貴重な機会と言えば宮尾くんにとって初のミュージカル出演作であることもそう。テスの友人で世界的に有名なロシア人バレエダンサー役なんだけど、あてがきかよ(笑)ってほど宮尾くんにピッタリw。

テスとサムの初夜にどんどんと人が集まってきて ふたりっきりだね→さんにんっきりだね→よにんいるね→(中略)→じゅうさんにん(だったかな?)いるね と増えていくというコント曲(笑)があるんだけど、新婚さんを二人っきりにしてあげなきゃと集まった人たちが屋敷をあとにし、再びテスとサムが二人っきりになれた・・・と思いきやそこへ行方不明のアレクセイ(宮尾くん)がやってくるってな流れで、インタビューするべくコーヒーを用意するわとテスがキッチンへ行ってしまうと「・・・・・・ふたりっきりだね」って最初に戻るわけですよw。でもそれは相葉っちサムと宮尾くんアレクセイなのよw。こうなるとはまったくもって予想できなくてクッソ笑ったわー(笑)。

というわけでお目当てである相葉裕樹さん。
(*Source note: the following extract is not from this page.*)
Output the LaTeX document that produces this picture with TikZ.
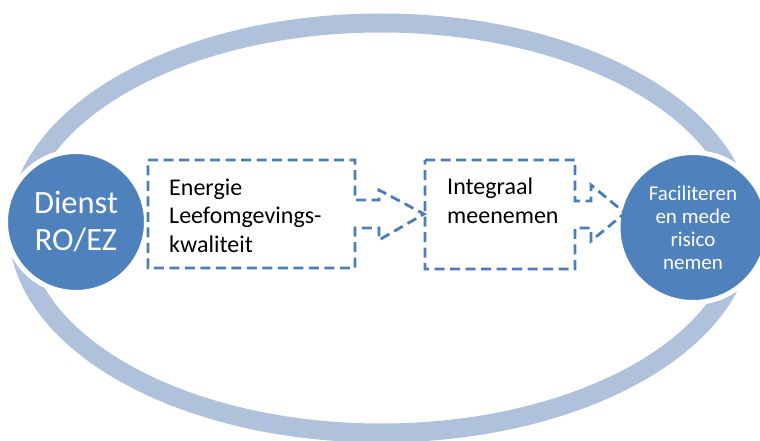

相葉っちはいつの間にか宝塚のトップスターさんの相手役をやれるようになってたんだなぁ。

この作品を観劇された城田優さんが

相葉ちゃんの成長に感動した、土曜の昼下がり

ラケット振ってた高校生が、今や30歳ですって🧟♂️

ツイッターで書いてるけど、30歳という年齢云々ではなくこういう役、こういうポジションを任せてもらえるようになったんだなぁって、それを強く実感せずにはいられなかった。

年下の男役ではあるけど、作品のど真ん中で元宝塚の方を相手にバリバリの恋愛コメディを演じる相葉っちはこれまででいちばん大人の男感がありました。早霧さんがとんでもなく細くてスタイルがいいのでその対比であり相乗効果もあるのでしょうが、相葉っちの身体が非常に男らしく見えてだな、さらに基本ベストスタイルなので手足の長さも強調されていてだな、つまりなにがいいたいかというと早霧さんの相手役としてものすっごくお似合いだったのよおおおおお!!!。

3曲もあったソロ曲もそれぞれまったく曲調が違うんだけどすべて綺麗に歌えていたし声も出てたし歌詞聞こえも良かったし、自身の分身であるカッツに対して“テスと出会うまでの自分は人と喧嘩したり大声で言い合いすることなんてなかった。それがどれほど退屈なことであるか今は知ってる”と寂しさを吐露し、そして結婚生活を続けるために仕事を辞めて専業主婦になるという自分なりの答えを出したのに受け入れてもらえずそれならばどうしてほしいのかと聞くテスに“バリキャリの君が好きだから自分のためにそれを変えて欲しくない。僕の願いは君の人生のほんの一部でいいから僕の場所を作ってほしいだけなんだ”と伝えるシーンはサムという男の馬鹿さと優しさがギュギュギュっと詰まった素晴らしい瞬間で、相葉っちはこういう演技が出来るようになったんだなーって、いやはやマジでラケット振ってた高校生時分から見続けている者としてその成長に感動ですわ(対して全く成長しない自分には絶望しかないけどw)。